▶ **Your task**: Your task is to repeat the lines below exactly, excluding any pictures they contain.
* * * * * * * * *
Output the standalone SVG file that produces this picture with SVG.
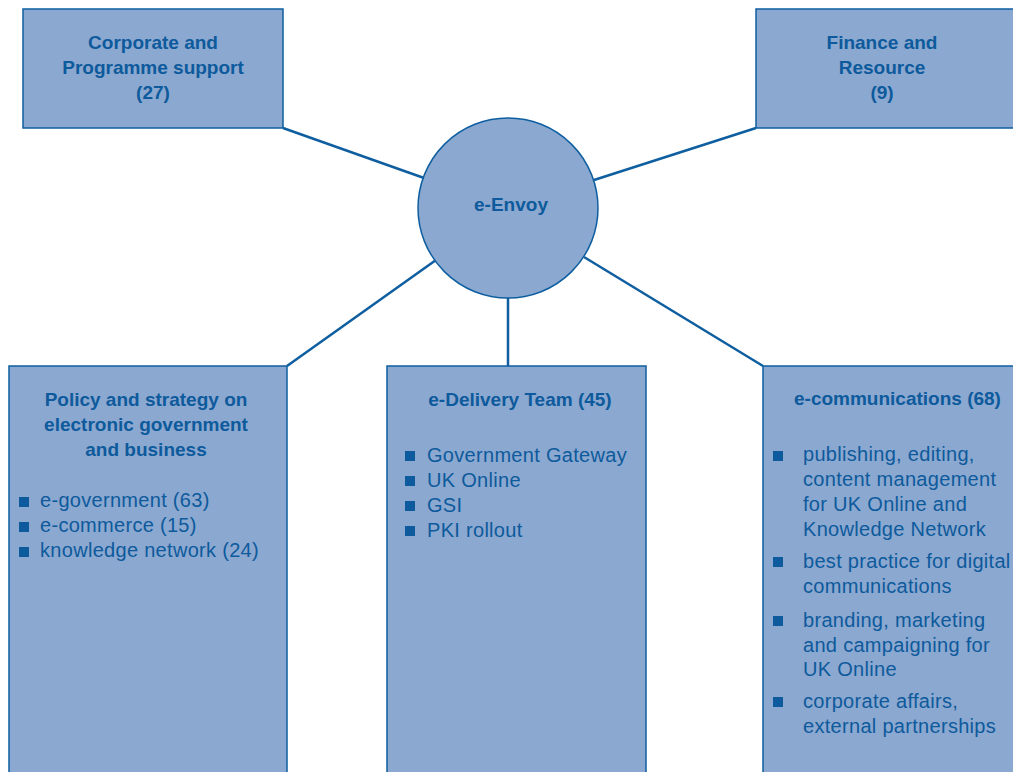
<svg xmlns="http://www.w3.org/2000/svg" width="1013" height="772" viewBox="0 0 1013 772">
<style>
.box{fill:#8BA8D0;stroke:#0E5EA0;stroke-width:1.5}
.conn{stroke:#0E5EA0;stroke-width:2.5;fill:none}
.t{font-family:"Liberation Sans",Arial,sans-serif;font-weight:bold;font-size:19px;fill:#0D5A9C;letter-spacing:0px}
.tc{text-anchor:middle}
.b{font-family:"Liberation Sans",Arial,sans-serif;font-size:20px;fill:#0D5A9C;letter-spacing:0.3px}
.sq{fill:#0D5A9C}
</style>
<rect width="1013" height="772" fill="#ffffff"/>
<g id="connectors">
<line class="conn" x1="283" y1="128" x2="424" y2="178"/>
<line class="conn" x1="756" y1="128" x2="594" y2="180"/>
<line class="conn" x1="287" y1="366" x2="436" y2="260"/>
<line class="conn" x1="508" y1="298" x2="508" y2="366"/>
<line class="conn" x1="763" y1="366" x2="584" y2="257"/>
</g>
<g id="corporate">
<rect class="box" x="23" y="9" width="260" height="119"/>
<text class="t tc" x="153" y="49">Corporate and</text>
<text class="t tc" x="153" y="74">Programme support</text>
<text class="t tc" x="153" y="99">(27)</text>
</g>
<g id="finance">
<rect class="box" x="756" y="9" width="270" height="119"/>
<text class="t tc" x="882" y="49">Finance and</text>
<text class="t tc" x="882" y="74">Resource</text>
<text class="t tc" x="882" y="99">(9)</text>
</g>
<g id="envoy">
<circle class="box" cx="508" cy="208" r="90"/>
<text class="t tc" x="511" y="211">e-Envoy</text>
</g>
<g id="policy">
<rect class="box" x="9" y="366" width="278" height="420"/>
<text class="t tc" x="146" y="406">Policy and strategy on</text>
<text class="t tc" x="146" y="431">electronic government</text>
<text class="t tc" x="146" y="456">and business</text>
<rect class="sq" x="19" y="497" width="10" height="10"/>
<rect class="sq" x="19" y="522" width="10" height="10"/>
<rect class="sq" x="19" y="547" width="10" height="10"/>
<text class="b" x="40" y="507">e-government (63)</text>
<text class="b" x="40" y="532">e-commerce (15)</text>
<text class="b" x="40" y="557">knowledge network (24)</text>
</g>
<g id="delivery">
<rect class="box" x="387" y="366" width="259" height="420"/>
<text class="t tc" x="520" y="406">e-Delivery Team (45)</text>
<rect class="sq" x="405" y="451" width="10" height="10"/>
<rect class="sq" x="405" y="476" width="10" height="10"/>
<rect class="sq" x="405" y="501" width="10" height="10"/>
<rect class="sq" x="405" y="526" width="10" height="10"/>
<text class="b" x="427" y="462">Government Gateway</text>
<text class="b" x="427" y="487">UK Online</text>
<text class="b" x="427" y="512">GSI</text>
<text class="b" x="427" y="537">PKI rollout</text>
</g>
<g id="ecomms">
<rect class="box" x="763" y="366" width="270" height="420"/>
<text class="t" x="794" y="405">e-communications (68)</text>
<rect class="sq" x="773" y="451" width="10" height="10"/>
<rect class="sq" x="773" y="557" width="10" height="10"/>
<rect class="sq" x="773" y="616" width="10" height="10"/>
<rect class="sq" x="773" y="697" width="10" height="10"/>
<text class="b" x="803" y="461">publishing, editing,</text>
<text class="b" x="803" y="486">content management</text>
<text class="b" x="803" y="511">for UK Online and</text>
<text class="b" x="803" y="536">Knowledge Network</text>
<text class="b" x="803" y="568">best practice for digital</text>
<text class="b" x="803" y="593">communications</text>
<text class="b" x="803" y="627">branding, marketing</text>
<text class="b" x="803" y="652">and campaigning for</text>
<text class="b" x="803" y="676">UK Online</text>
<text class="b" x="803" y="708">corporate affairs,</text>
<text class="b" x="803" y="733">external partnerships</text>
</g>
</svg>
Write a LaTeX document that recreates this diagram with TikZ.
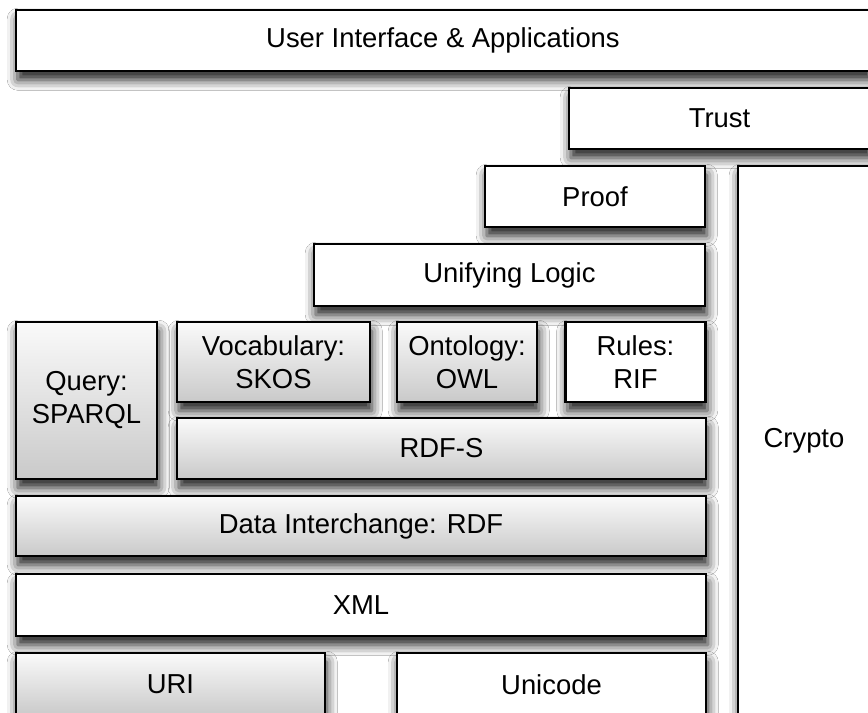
* * * * * * * * *
▶ **Result of this exercise**:
Output the standalone SVG file that produces this picture with SVG.
<svg xmlns="http://www.w3.org/2000/svg" width="1013" height="772" viewBox="0 0 1013 772">
<style>
.box{fill:#8BA8D0;stroke:#0E5EA0;stroke-width:1.5}
.conn{stroke:#0E5EA0;stroke-width:2.5;fill:none}
.t{font-family:"Liberation Sans",Arial,sans-serif;font-weight:bold;font-size:19px;fill:#0D5A9C;letter-spacing:0px}
.tc{text-anchor:middle}
.b{font-family:"Liberation Sans",Arial,sans-serif;font-size:20px;fill:#0D5A9C;letter-spacing:0.3px}
.sq{fill:#0D5A9C}
</style>
<rect width="1013" height="772" fill="#ffffff"/>
<g id="connectors">
<line class="conn" x1="283" y1="128" x2="424" y2="178"/>
<line class="conn" x1="756" y1="128" x2="594" y2="180"/>
<line class="conn" x1="287" y1="366" x2="436" y2="260"/>
<line class="conn" x1="508" y1="298" x2="508" y2="366"/>
<line class="conn" x1="763" y1="366" x2="584" y2="257"/>
</g>
<g id="corporate">
<rect class="box" x="23" y="9" width="260" height="119"/>
<text class="t tc" x="153" y="49">Corporate and</text>
<text class="t tc" x="153" y="74">Programme support</text>
<text class="t tc" x="153" y="99">(27)</text>
</g>
<g id="finance">
<rect class="box" x="756" y="9" width="270" height="119"/>
<text class="t tc" x="882" y="49">Finance and</text>
<text class="t tc" x="882" y="74">Resource</text>
<text class="t tc" x="882" y="99">(9)</text>
</g>
<g id="envoy">
<circle class="box" cx="508" cy="208" r="90"/>
<text class="t tc" x="511" y="211">e-Envoy</text>
</g>
<g id="policy">
<rect class="box" x="9" y="366" width="278" height="420"/>
<text class="t tc" x="146" y="406">Policy and strategy on</text>
<text class="t tc" x="146" y="431">electronic government</text>
<text class="t tc" x="146" y="456">and business</text>
<rect class="sq" x="19" y="497" width="10" height="10"/>
<rect class="sq" x="19" y="522" width="10" height="10"/>
<rect class="sq" x="19" y="547" width="10" height="10"/>
<text class="b" x="40" y="507">e-government (63)</text>
<text class="b" x="40" y="532">e-commerce (15)</text>
<text class="b" x="40" y="557">knowledge network (24)</text>
</g>
<g id="delivery">
<rect class="box" x="387" y="366" width="259" height="420"/>
<text class="t tc" x="520" y="406">e-Delivery Team (45)</text>
<rect class="sq" x="405" y="451" width="10" height="10"/>
<rect class="sq" x="405" y="476" width="10" height="10"/>
<rect class="sq" x="405" y="501" width="10" height="10"/>
<rect class="sq" x="405" y="526" width="10" height="10"/>
<text class="b" x="427" y="462">Government Gateway</text>
<text class="b" x="427" y="487">UK Online</text>
<text class="b" x="427" y="512">GSI</text>
<text class="b" x="427" y="537">PKI rollout</text>
</g>
<g id="ecomms">
<rect class="box" x="763" y="366" width="270" height="420"/>
<text class="t" x="794" y="405">e-communications (68)</text>
<rect class="sq" x="773" y="451" width="10" height="10"/>
<rect class="sq" x="773" y="557" width="10" height="10"/>
<rect class="sq" x="773" y="616" width="10" height="10"/>
<rect class="sq" x="773" y="697" width="10" height="10"/>
<text class="b" x="803" y="461">publishing, editing,</text>
<text class="b" x="803" y="486">content management</text>
<text class="b" x="803" y="511">for UK Online and</text>
<text class="b" x="803" y="536">Knowledge Network</text>
<text class="b" x="803" y="568">best practice for digital</text>
<text class="b" x="803" y="593">communications</text>
<text class="b" x="803" y="627">branding, marketing</text>
<text class="b" x="803" y="652">and campaigning for</text>
<text class="b" x="803" y="676">UK Online</text>
<text class="b" x="803" y="708">corporate affairs,</text>
<text class="b" x="803" y="733">external partnerships</text>
</g>
</svg>
Write a LaTeX document that recreates this diagram with TikZ.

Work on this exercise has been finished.